A/ L’expression de l’unité de la fratrie

54. Absence d’unité patrimoniale – L’unité patrimoniale de la fratrie est limitée. Notamment, la vocation successorale des collatéraux est écartée par les droits des descendants et du conjoint et limitée par ceux des parents. Il est impossible d’y voir la trace d’un patrimoine fraternel, pendant du patrimoine lignager qui demeure l’« effet le plus tangible de la parenté » (94). De même, les immunités familiales relatives aux infractions contre les biens ne bénéficient qu’aux parents et alliés, et non aux frères (95). Le cantonnement de ces règles dérogatoires, justifiées classiquement par l’idée d’une indivision familiale, marque bien l’absence de toute unité patrimoniale au sein de la fratrie.

55. Manifestations de l’unité extrapatrimoniale – L’unité de la fratrie se manifeste de manière remarquable dans ses dimensions extrapatrimoniales. Cette unité est tout d’abord exprimée à travers l’identité de nom des frères et sœurs (96). Malgré le libre choix du nom par les parents, il est prévu que le premier nom « choisi vaut pour les autres enfants communs » (C.civ., art. 311-21). Les cadets portent donc – en principe (cf. infra n° 60) – le même nom de famille que leur aîné germain, extériorisant ainsi leur appartenance à une fratrie unique.

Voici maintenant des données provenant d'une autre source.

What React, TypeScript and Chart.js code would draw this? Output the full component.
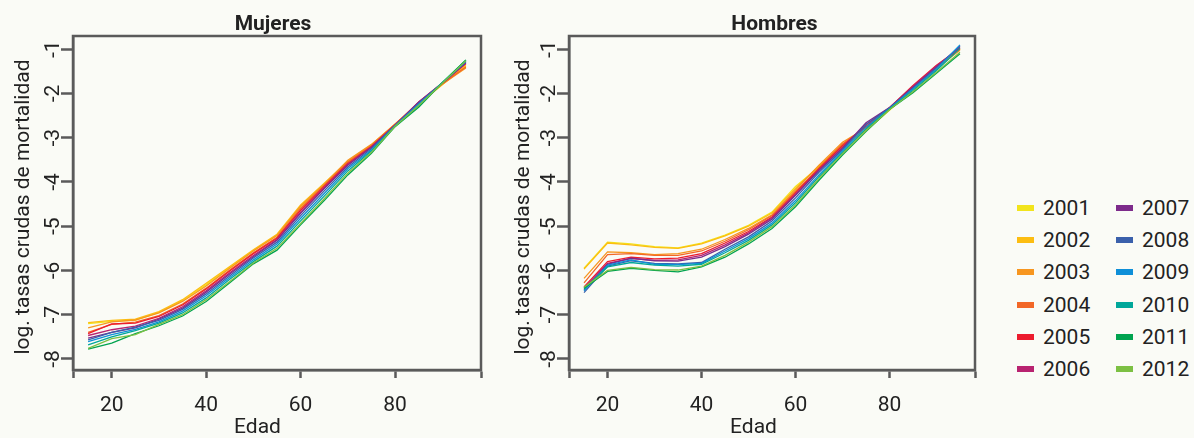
import React, { useEffect, useRef } from 'react';
import { Chart, registerables } from 'chart.js';

Chart.register(...registerables);

const ages = [15, 20, 25, 30, 35, 40, 45, 50, 55, 60, 65, 70, 75, 80, 85, 90, 95];
const years = ['2001', '2002', '2003', '2004', '2005', '2006', '2007', '2008', '2009', '2010', '2011', '2012'];
const colors = ['#f2e41c', '#fcbd12', '#f7961f', '#f26727', '#ec1c2e', '#b82370', '#7d2b8b', '#3a60ab', '#0e8fd8', '#00a79a', '#00a34f', '#7cc043'];
const xTicks = [20, 40, 60, 80];
const yTicks = [-1, -2, -3, -4, -5, -6, -7, -8];

// Mujeres
const muj2001 = [-7.20, -7.15, -7.12, -6.95, -6.68, -6.32, -5.93, -5.55, -5.20, -4.56, -4.06, -3.56, -3.17, -2.70, -2.24, -1.79, -1.36];
const muj2002 = [-7.18, -7.13, -7.10, -6.93, -6.66, -6.29, -5.91, -5.53, -5.18, -4.52, -4.03, -3.53, -3.16, -2.70, -2.24, -1.80, -1.38];
const muj2003 = [-7.30, -7.16, -7.12, -6.96, -6.70, -6.35, -5.95, -5.56, -5.21, -4.55, -4.05, -3.51, -3.15, -2.69, -2.22, -1.79, -1.42];
const muj2004 = [-7.40, -7.22, -7.17, -7.02, -6.76, -6.40, -5.99, -5.60, -5.25, -4.60, -4.08, -3.55, -3.18, -2.70, -2.21, -1.78, -1.40];
const muj2005 = [-7.43, -7.21, -7.19, -7.04, -6.78, -6.42, -6.01, -5.62, -5.27, -4.64, -4.10, -3.58, -3.20, -2.71, -2.20, -1.77, -1.33];
const muj2006 = [-7.47, -7.34, -7.26, -7.08, -6.82, -6.46, -6.05, -5.66, -5.30, -4.68, -4.13, -3.60, -3.21, -2.71, -2.19, -1.76, -1.31];
const muj2007 = [-7.53, -7.40, -7.30, -7.10, -6.85, -6.49, -6.08, -5.69, -5.32, -4.71, -4.15, -3.62, -3.22, -2.72, -2.20, -1.76, -1.30];
const muj2008 = [-7.57, -7.40, -7.28, -7.13, -6.88, -6.53, -6.12, -5.72, -5.36, -4.76, -4.20, -3.66, -3.25, -2.72, -2.22, -1.76, -1.28];
const muj2009 = [-7.61, -7.45, -7.33, -7.16, -6.92, -6.57, -6.16, -5.76, -5.40, -4.82, -4.26, -3.70, -3.28, -2.73, -2.24, -1.76, -1.27];
const muj2010 = [-7.68, -7.50, -7.36, -7.19, -6.96, -6.62, -6.20, -5.80, -5.45, -4.88, -4.32, -3.75, -3.30, -2.74, -2.28, -1.75, -1.25];
const muj2011 = [-7.78, -7.64, -7.43, -7.25, -7.03, -6.70, -6.28, -5.85, -5.54, -4.97, -4.42, -3.84, -3.35, -2.75, -2.31, -1.76, -1.24];
const muj2012 = [-7.76, -7.54, -7.45, -7.22, -7.00, -6.66, -6.25, -5.83, -5.50, -4.94, -4.38, -3.80, -3.33, -2.74, -2.27, -1.77, -1.26];

// Hombres
const hom2001 = [-5.95, -5.36, -5.40, -5.46, -5.49, -5.38, -5.20, -4.98, -4.68, -4.10, -3.66, -3.20, -2.84, -2.38, -1.90, -1.45, -1.00];
const hom2002 = [-5.97, -5.38, -5.42, -5.48, -5.50, -5.40, -5.22, -5.00, -4.70, -4.14, -3.64, -3.16, -2.82, -2.36, -1.88, -1.44, -1.00];
const hom2003 = [-6.18, -5.58, -5.60, -5.64, -5.62, -5.52, -5.30, -5.05, -4.74, -4.18, -3.62, -3.10, -2.78, -2.34, -1.86, -1.42, -1.02];
const hom2004 = [-6.28, -5.64, -5.62, -5.66, -5.66, -5.56, -5.34, -5.08, -4.76, -4.22, -3.68, -3.14, -2.76, -2.33, -1.84, -1.38, -1.00];
const hom2005 = [-6.37, -5.80, -5.70, -5.74, -5.72, -5.62, -5.38, -5.12, -4.79, -4.25, -3.70, -3.18, -2.74, -2.32, -1.82, -1.36, -0.98];
const hom2006 = [-6.40, -5.84, -5.73, -5.77, -5.76, -5.66, -5.42, -5.15, -4.81, -4.28, -3.72, -3.22, -2.70, -2.32, -1.84, -1.38, -0.96];
const hom2007 = [-6.44, -5.86, -5.72, -5.78, -5.79, -5.70, -5.46, -5.18, -4.84, -4.30, -3.74, -3.24, -2.66, -2.32, -1.86, -1.40, -0.94];
const hom2008 = [-6.50, -5.90, -5.78, -5.84, -5.85, -5.82, -5.52, -5.24, -4.88, -4.36, -3.78, -3.27, -2.70, -2.33, -1.88, -1.42, -0.92];
const hom2009 = [-6.46, -5.88, -5.76, -5.86, -5.87, -5.84, -5.56, -5.28, -4.93, -4.42, -3.84, -3.30, -2.76, -2.34, -1.90, -1.45, -0.90];
const hom2010 = [-6.42, -5.92, -5.82, -5.88, -5.90, -5.86, -5.60, -5.32, -4.97, -4.47, -3.88, -3.33, -2.80, -2.35, -1.93, -1.48, -0.98];
const hom2011 = [-6.40, -6.02, -5.95, -6.00, -6.03, -5.92, -5.70, -5.40, -5.05, -4.56, -3.96, -3.39, -2.86, -2.36, -1.98, -1.54, -1.10];
const hom2012 = [-6.38, -6.00, -5.93, -5.98, -5.99, -5.90, -5.66, -5.36, -5.01, -4.52, -3.92, -3.36, -2.84, -2.36, -1.96, -1.52, -1.07];

const mujeres = [muj2001, muj2002, muj2003, muj2004, muj2005, muj2006, muj2007, muj2008, muj2009, muj2010, muj2011, muj2012];
const hombres = [hom2001, hom2002, hom2003, hom2004, hom2005, hom2006, hom2007, hom2008, hom2009, hom2010, hom2011, hom2012];

const AXIS = '#5a5a5a';
const TEXT = '#222222';
const FONT = 'Roboto, "DejaVu Sans", sans-serif';
const BG = '#fafbf6';
const H = 438;
const X_MIN = 11.8;
const X_MAX = 98.2;

type PanelProps = {
  left: number;
  width: number;
  box: { left: number; right: number; top: number; bottom: number };
  title: string;
  titleX: number;
  yTitleX: number;
  xTitleX: number;
  series: number[][];
};

function Panel({ left, width, box, title, titleX, yTitleX, xTitleX, series }: PanelProps) {
  const ref = useRef<HTMLCanvasElement>(null);
  useEffect(() => {
    if (!ref.current) return;
    const textPlugin = {
      id: 'boxText',
      afterDatasetsDraw(chart: any) {
        const { ctx, chartArea: a } = chart;
        ctx.save();
        ctx.strokeStyle = AXIS;
        ctx.lineWidth = 2.5;
        ctx.strokeRect(a.left, a.top, a.right - a.left, a.bottom - a.top);
        ctx.restore();
      },
      afterDraw(chart: any) {
        const { ctx } = chart;
        ctx.save();
        ctx.fillStyle = TEXT;
        ctx.textAlign = 'center';
        ctx.textBaseline = 'alphabetic';
        ctx.font = `bold 21px ${FONT}`;
        ctx.fillText(title, titleX - left, 29.5);
        ctx.font = `21px ${FONT}`;
        ctx.fillText('Edad', xTitleX - left, 433);
        ctx.translate(yTitleX - left, 207);
        ctx.rotate(-Math.PI / 2);
        ctx.fillText('log. tasas crudas de mortalidad', 0, 0);
        ctx.restore();
      },
    };
    const chart = new Chart(ref.current, {
      type: 'line',
      data: {
        datasets: series.map((s, i) => ({
          label: years[i],
          data: ages.map((a, j) => ({ x: a, y: s[j] })),
          borderColor: colors[i],
          backgroundColor: colors[i],
          borderWidth: 1.3,
          pointRadius: 0,
          tension: 0,
          fill: false,
          order: 11 - i,
        })),
      },
      options: {
        animation: false,
        responsive: false,
        maintainAspectRatio: false,
        events: [],
        layout: { padding: { left: 0, right: left + width - box.right, top: box.top, bottom: 0 } },
        plugins: { legend: { display: false }, tooltip: { enabled: false }, title: { display: false } },
        scales: {
          x: {
            type: 'linear',
            min: X_MIN,
            max: X_MAX,
            afterBuildTicks: (s: any) => {
              s.ticks = [X_MIN, ...xTicks, X_MAX].map((v) => ({ value: v }));
            },
            afterFit: (s: any) => {
              s.height = H - box.bottom;
            },
            ticks: {
              callback: (v: any) => (xTicks.includes(Number(v)) ? String(v) : ''),
              font: { family: FONT, size: 21 },
              color: TEXT,
              padding: 15,
              maxRotation: 0,
              minRotation: 0,
              autoSkip: false,
            },
            grid: { drawOnChartArea: false, drawTicks: true, tickLength: 8, tickColor: AXIS, tickWidth: 2.5 },
            border: { display: true, color: AXIS, width: 2.5 },
          },
          y: {
            type: 'linear',
            min: -8.25,
            max: -0.7,
            afterBuildTicks: (s: any) => {
              s.ticks = yTicks.map((v) => ({ value: v }));
            },
            afterFit: (s: any) => {
              s.width = box.left - left;
            },
            ticks: {
              callback: (v: any) => String(v),
              font: { family: FONT, size: 21 },
              color: TEXT,
              padding: -2,
              minRotation: 90,
              maxRotation: 90,
              crossAlign: 'center',
              autoSkip: false,
            },
            grid: { drawOnChartArea: false, drawTicks: true, tickLength: 12, tickColor: AXIS, tickWidth: 2.5 },
            border: { display: true, color: AXIS, width: 2.5 },
          },
        },
      } as any,
      plugins: [textPlugin],
    });
    return () => chart.destroy();
  }, []);
  return (
    <canvas
      ref={ref}
      width={width}
      height={H}
      style={{ position: 'absolute', left, top: 0, width, height: H, display: 'block' }}
    />
  );
}

function Legend() {
  const rowY = [207.7, 240, 272.3, 304.6, 336.9, 369.2];
  return (
    <>
      {years.map((y, i) => {
        const col = Math.floor(i / 6);
        const row = i % 6;
        const sx = col === 0 ? 1017 : 1116;
        const tx = col === 0 ? 1043 : 1142;
        const cy = rowY[row];
        return (
          <React.Fragment key={y}>
            <div style={{ position: 'absolute', left: sx, top: cy - 3, width: 17, height: 6, background: colors[i] }} />
            <div
              style={{
                position: 'absolute',
                left: tx,
                top: cy - 12,
                height: 24,
                lineHeight: '24px',
                fontFamily: FONT,
                fontSize: 21,
                color: TEXT,
                whiteSpace: 'nowrap',
              }}
            >
              {y}
            </div>
          </React.Fragment>
        );
      })}
    </>
  );
}

export default function App() {
  return (
    <div style={{ position: 'fixed', left: 0, top: 0, width: 1194, height: H, background: BG, overflow: 'hidden' }}>
      <Panel
        left={0}
        width={497}
        box={{ left: 73, right: 481, top: 36, bottom: 370 }}
        title="Mujeres"
        titleX={273}
        yTitleX={29}
        xTitleX={257.5}
        series={mujeres}
      />
      <Panel
        left={497}
        width={493}
        box={{ left: 569, right: 979, top: 36, bottom: 370 }}
        title="Hombres"
        titleX={774.5}
        yTitleX={529}
        xTitleX={753.5}
        series={hombres}
      />
      <Legend />
    </div>
  );
}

56. Par ailleurs le logement des frères et sœurs reste généralement commun (C.civ., art. 108-2). En cas de rupture du couple parental, la Loi du 30 décembre 1996 (97) a organisé un principe de non séparation des frères et sœurs (C.civ., art. 371-5). Ce « pâté d’écolier alourdi d’un pavé de sénateurs » (98), a été largement critiqué pour son inconsistance et pour les blocages qu’il risquerait d’engendrer face à la nécessaire individualisation de l’éducation de l’enfant. Souffrant de nombreuses exceptions, il n’ajouterait rien au droit positif qui prenait en compte, dès avant 1996, l’intérêt pour l’enfant de ne pas être séparé de ses frères et sœurs (99). En outre, la possible séparation de la fratrie a été confirmée par la suite, en dépit de l’entrée en vigueur de la loi nouvelle (100), « inutile et mal venue » (101). Pourtant, il est également rappelé en droit européen, s’agissant du droit d’asile des mineurs isolés, que, « dans la mesure du possible, les fratries ne sont pas séparées » (102). Bien que la règle apparaisse davantage comme une incitation plus qu’une véritable prescription, elle consolide le principe découvert en 1996 en dépit des critiques qui avaient été formulées à son encontre.

57. Enfin, la jurisprudence protège le droit pour tout locataire d’héberger ses frères et sœurs, même majeurs, nonobstant toute clause contraire du bail (103). Or, la Cour de cassation ne se réfère plus à la notion de « proches », mais bien aux « membres de la famille ». L’unité de la fratrie se trouve alors renforcée et distinguée des rapports qui unissent les proches.

La CEDH précise également que le droit à mener une vie familiale normale (Conv. EDH, art. 8 §1) implique la protection des rapports entre frères et sœurs ; un détenu ne saurait être éloigné de sa fratrie sans raisons objectives (104). Dans le même esprit, le Conseil d’État, par un arrêt rendu en Assemblée, le 19 avril 1991, a rappelé que l’article 8 de la Convention s’oppose à l’expulsion d’un étranger n’ayant aucune attache avec son pays d’origine et ayant en France la charge de sa fratrie (105).

58. Résumée à une communauté de toit durant l’enfance, l’unité de la fratrie pourrait, certes, être critiquée pour son inconsistance. Cependant, cette unité se manifeste à bien d’autres égards (106), attestant de la réalité et de la vigueur du principe.

B/ L’autonomie de l’unité fraternelle

59. L’unité de la fratrie est pour une grande part attachée à la parenté commune des frères et sœurs.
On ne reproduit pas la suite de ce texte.